** Data segment **
--- BEGIN ---

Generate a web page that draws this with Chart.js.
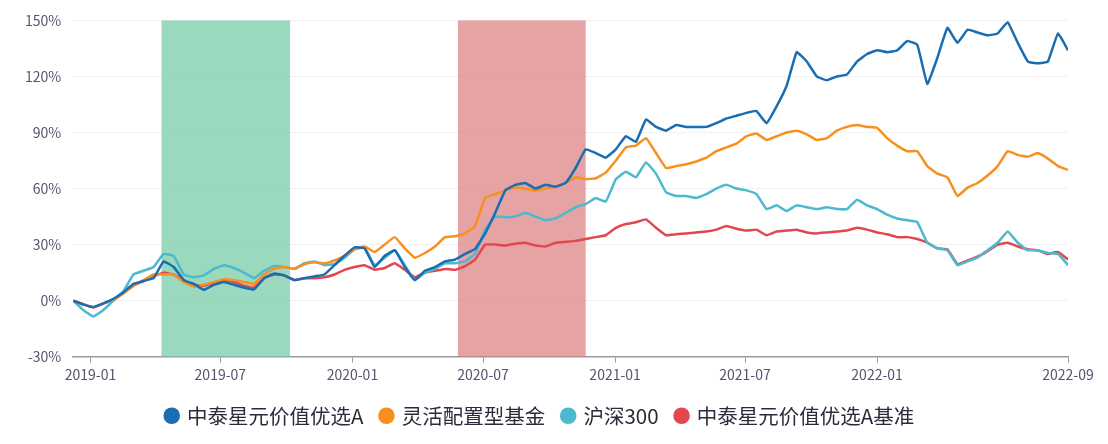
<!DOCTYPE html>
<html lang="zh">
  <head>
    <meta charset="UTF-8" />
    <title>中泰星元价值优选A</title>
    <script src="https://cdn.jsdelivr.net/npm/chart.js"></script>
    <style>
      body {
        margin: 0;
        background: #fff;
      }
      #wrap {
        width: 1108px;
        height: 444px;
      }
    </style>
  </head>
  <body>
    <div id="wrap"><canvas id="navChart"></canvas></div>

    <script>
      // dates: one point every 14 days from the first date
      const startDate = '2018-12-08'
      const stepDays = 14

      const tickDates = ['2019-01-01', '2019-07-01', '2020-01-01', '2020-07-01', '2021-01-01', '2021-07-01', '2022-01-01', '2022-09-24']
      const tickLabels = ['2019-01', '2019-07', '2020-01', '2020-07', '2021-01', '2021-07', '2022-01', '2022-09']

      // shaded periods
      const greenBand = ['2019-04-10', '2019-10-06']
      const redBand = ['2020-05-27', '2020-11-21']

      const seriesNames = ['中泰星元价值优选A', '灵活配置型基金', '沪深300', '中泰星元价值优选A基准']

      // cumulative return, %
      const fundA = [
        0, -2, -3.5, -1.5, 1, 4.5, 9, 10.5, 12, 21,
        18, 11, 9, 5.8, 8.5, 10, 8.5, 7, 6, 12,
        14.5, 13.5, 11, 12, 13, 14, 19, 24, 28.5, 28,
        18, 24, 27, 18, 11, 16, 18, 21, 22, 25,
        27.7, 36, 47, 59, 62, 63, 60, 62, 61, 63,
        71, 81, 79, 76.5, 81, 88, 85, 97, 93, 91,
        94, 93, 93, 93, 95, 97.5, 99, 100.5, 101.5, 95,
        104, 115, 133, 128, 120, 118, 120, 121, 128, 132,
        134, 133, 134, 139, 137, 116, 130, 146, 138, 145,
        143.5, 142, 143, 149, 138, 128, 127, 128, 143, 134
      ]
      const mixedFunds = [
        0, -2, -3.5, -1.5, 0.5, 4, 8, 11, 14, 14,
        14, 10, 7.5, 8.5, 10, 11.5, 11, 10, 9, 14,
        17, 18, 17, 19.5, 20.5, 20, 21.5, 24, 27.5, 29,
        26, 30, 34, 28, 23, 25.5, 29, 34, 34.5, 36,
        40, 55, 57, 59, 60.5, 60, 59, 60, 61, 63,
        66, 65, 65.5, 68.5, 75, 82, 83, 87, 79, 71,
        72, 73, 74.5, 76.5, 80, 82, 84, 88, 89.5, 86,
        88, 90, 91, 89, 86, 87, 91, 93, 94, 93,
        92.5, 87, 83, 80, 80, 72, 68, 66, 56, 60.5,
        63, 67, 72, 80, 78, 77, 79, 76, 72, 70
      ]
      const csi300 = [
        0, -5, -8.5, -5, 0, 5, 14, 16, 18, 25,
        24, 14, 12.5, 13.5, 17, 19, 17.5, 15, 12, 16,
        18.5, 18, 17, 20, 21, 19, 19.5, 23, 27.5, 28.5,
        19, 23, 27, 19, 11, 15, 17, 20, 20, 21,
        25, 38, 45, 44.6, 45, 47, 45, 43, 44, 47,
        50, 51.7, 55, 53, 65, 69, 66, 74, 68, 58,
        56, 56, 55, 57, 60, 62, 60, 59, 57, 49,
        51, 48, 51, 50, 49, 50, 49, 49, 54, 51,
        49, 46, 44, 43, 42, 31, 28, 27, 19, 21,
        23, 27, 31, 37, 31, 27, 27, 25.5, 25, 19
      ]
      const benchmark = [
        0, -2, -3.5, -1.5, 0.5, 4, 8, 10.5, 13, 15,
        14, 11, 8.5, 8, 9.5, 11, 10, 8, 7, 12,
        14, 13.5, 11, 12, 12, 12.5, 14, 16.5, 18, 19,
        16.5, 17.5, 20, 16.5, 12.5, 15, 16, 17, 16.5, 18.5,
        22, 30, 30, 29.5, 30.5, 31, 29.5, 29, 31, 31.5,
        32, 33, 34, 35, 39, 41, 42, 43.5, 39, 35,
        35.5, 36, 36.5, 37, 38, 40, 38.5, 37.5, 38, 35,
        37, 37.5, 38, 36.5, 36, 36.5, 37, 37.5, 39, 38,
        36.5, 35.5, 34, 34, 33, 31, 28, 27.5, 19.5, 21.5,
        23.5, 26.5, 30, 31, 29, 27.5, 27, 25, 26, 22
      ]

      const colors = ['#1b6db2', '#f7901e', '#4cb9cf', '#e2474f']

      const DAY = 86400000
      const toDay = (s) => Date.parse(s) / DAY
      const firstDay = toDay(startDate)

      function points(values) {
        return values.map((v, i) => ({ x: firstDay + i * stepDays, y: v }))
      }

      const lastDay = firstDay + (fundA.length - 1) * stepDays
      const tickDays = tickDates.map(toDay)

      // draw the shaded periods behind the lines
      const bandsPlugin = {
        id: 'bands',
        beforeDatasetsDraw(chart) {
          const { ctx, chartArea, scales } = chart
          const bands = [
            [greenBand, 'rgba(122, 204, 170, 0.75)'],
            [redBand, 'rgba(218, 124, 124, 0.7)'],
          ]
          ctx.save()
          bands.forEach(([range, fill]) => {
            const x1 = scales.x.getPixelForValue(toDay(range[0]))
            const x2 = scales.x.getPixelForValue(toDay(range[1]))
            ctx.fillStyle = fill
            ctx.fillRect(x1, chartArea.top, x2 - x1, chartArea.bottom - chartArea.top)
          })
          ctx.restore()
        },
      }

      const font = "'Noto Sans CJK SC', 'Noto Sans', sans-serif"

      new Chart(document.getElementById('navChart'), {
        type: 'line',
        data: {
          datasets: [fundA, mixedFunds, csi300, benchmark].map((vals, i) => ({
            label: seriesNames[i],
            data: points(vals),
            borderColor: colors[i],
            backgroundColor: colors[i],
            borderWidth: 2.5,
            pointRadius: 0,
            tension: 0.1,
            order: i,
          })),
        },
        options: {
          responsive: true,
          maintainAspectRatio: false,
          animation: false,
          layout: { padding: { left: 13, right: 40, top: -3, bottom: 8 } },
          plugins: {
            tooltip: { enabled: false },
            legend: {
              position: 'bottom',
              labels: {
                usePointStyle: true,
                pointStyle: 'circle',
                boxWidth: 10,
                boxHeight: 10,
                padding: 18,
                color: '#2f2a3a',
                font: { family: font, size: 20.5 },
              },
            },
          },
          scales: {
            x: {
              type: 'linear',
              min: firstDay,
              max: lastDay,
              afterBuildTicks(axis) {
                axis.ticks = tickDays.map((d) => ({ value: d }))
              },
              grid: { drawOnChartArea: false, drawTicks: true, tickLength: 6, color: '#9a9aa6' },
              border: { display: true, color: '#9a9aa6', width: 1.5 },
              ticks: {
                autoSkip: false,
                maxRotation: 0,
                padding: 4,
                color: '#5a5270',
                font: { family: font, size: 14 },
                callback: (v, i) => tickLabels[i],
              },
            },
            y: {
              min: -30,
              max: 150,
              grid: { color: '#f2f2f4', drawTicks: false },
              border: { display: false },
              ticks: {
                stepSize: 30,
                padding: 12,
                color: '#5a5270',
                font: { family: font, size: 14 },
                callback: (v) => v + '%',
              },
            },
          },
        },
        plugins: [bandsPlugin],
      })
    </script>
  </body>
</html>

--- END ---

** Set task **
Quote the material word for word, dropping any images it holds.

** In response **
Generate a web page that draws this with Chart.js.
<!DOCTYPE html>
<html lang="zh">
  <head>
    <meta charset="UTF-8" />
    <title>中泰星元价值优选A</title>
    <script src="https://cdn.jsdelivr.net/npm/chart.js"></script>
    <style>
      body {
        margin: 0;
        background: #fff;
      }
      #wrap {
        width: 1108px;
        height: 444px;
      }
    </style>
  </head>
  <body>
    <div id="wrap"><canvas id="navChart"></canvas></div>

    <script>
      // dates: one point every 14 days from the first date
      const startDate = '2018-12-08'
      const stepDays = 14

      const tickDates = ['2019-01-01', '2019-07-01', '2020-01-01', '2020-07-01', '2021-01-01', '2021-07-01', '2022-01-01', '2022-09-24']
      const tickLabels = ['2019-01', '2019-07', '2020-01', '2020-07', '2021-01', '2021-07', '2022-01', '2022-09']

      // shaded periods
      const greenBand = ['2019-04-10', '2019-10-06']
      const redBand = ['2020-05-27', '2020-11-21']

      const seriesNames = ['中泰星元价值优选A', '灵活配置型基金', '沪深300', '中泰星元价值优选A基准']

      // cumulative return, %
      const fundA = [
        0, -2, -3.5, -1.5, 1, 4.5, 9, 10.5, 12, 21,
        18, 11, 9, 5.8, 8.5, 10, 8.5, 7, 6, 12,
        14.5, 13.5, 11, 12, 13, 14, 19, 24, 28.5, 28,
        18, 24, 27, 18, 11, 16, 18, 21, 22, 25,
        27.7, 36, 47, 59, 62, 63, 60, 62, 61, 63,
        71, 81, 79, 76.5, 81, 88, 85, 97, 93, 91,
        94, 93, 93, 93, 95, 97.5, 99, 100.5, 101.5, 95,
        104, 115, 133, 128, 120, 118, 120, 121, 128, 132,
        134, 133, 134, 139, 137, 116, 130, 146, 138, 145,
        143.5, 142, 143, 149, 138, 128, 127, 128, 143, 134
      ]
      const mixedFunds = [
        0, -2, -3.5, -1.5, 0.5, 4, 8, 11, 14, 14,
        14, 10, 7.5, 8.5, 10, 11.5, 11, 10, 9, 14,
        17, 18, 17, 19.5, 20.5, 20, 21.5, 24, 27.5, 29,
        26, 30, 34, 28, 23, 25.5, 29, 34, 34.5, 36,
        40, 55, 57, 59, 60.5, 60, 59, 60, 61, 63,
        66, 65, 65.5, 68.5, 75, 82, 83, 87, 79, 71,
        72, 73, 74.5, 76.5, 80, 82, 84, 88, 89.5, 86,
        88, 90, 91, 89, 86, 87, 91, 93, 94, 93,
        92.5, 87, 83, 80, 80, 72, 68, 66, 56, 60.5,
        63, 67, 72, 80, 78, 77, 79, 76, 72, 70
      ]
      const csi300 = [
        0, -5, -8.5, -5, 0, 5, 14, 16, 18, 25,
        24, 14, 12.5, 13.5, 17, 19, 17.5, 15, 12, 16,
        18.5, 18, 17, 20, 21, 19, 19.5, 23, 27.5, 28.5,
        19, 23, 27, 19, 11, 15, 17, 20, 20, 21,
        25, 38, 45, 44.6, 45, 47, 45, 43, 44, 47,
        50, 51.7, 55, 53, 65, 69, 66, 74, 68, 58,
        56, 56, 55, 57, 60, 62, 60, 59, 57, 49,
        51, 48, 51, 50, 49, 50, 49, 49, 54, 51,
        49, 46, 44, 43, 42, 31, 28, 27, 19, 21,
        23, 27, 31, 37, 31, 27, 27, 25.5, 25, 19
      ]
      const benchmark = [
        0, -2, -3.5, -1.5, 0.5, 4, 8, 10.5, 13, 15,
        14, 11, 8.5, 8, 9.5, 11, 10, 8, 7, 12,
        14, 13.5, 11, 12, 12, 12.5, 14, 16.5, 18, 19,
        16.5, 17.5, 20, 16.5, 12.5, 15, 16, 17, 16.5, 18.5,
        22, 30, 30, 29.5, 30.5, 31, 29.5, 29, 31, 31.5,
        32, 33, 34, 35, 39, 41, 42, 43.5, 39, 35,
        35.5, 36, 36.5, 37, 38, 40, 38.5, 37.5, 38, 35,
        37, 37.5, 38, 36.5, 36, 36.5, 37, 37.5, 39, 38,
        36.5, 35.5, 34, 34, 33, 31, 28, 27.5, 19.5, 21.5,
        23.5, 26.5, 30, 31, 29, 27.5, 27, 25, 26, 22
      ]

      const colors = ['#1b6db2', '#f7901e', '#4cb9cf', '#e2474f']

      const DAY = 86400000
      const toDay = (s) => Date.parse(s) / DAY
      const firstDay = toDay(startDate)

      function points(values) {
        return values.map((v, i) => ({ x: firstDay + i * stepDays, y: v }))
      }

      const lastDay = firstDay + (fundA.length - 1) * stepDays
      const tickDays = tickDates.map(toDay)

      // draw the shaded periods behind the lines
      const bandsPlugin = {
        id: 'bands',
        beforeDatasetsDraw(chart) {
          const { ctx, chartArea, scales } = chart
          const bands = [
            [greenBand, 'rgba(122, 204, 170, 0.75)'],
            [redBand, 'rgba(218, 124, 124, 0.7)'],
          ]
          ctx.save()
          bands.forEach(([range, fill]) => {
            const x1 = scales.x.getPixelForValue(toDay(range[0]))
            const x2 = scales.x.getPixelForValue(toDay(range[1]))
            ctx.fillStyle = fill
            ctx.fillRect(x1, chartArea.top, x2 - x1, chartArea.bottom - chartArea.top)
          })
          ctx.restore()
        },
      }

      const font = "'Noto Sans CJK SC', 'Noto Sans', sans-serif"

      new Chart(document.getElementById('navChart'), {
        type: 'line',
        data: {
          datasets: [fundA, mixedFunds, csi300, benchmark].map((vals, i) => ({
            label: seriesNames[i],
            data: points(vals),
            borderColor: colors[i],
            backgroundColor: colors[i],
            borderWidth: 2.5,
            pointRadius: 0,
            tension: 0.1,
            order: i,
          })),
        },
        options: {
          responsive: true,
          maintainAspectRatio: false,
          animation: false,
          layout: { padding: { left: 13, right: 40, top: -3, bottom: 8 } },
          plugins: {
            tooltip: { enabled: false },
            legend: {
              position: 'bottom',
              labels: {
                usePointStyle: true,
                pointStyle: 'circle',
                boxWidth: 10,
                boxHeight: 10,
                padding: 18,
                color: '#2f2a3a',
                font: { family: font, size: 20.5 },
              },
            },
          },
          scales: {
            x: {
              type: 'linear',
              min: firstDay,
              max: lastDay,
              afterBuildTicks(axis) {
                axis.ticks = tickDays.map((d) => ({ value: d }))
              },
              grid: { drawOnChartArea: false, drawTicks: true, tickLength: 6, color: '#9a9aa6' },
              border: { display: true, color: '#9a9aa6', width: 1.5 },
              ticks: {
                autoSkip: false,
                maxRotation: 0,
                padding: 4,
                color: '#5a5270',
                font: { family: font, size: 14 },
                callback: (v, i) => tickLabels[i],
              },
            },
            y: {
              min: -30,
              max: 150,
              grid: { color: '#f2f2f4', drawTicks: false },
              border: { display: false },
              ticks: {
                stepSize: 30,
                padding: 12,
                color: '#5a5270',
                font: { family: font, size: 14 },
                callback: (v) => v + '%',
              },
            },
          },
        },
        plugins: [bandsPlugin],
      })
    </script>
  </body>
</html>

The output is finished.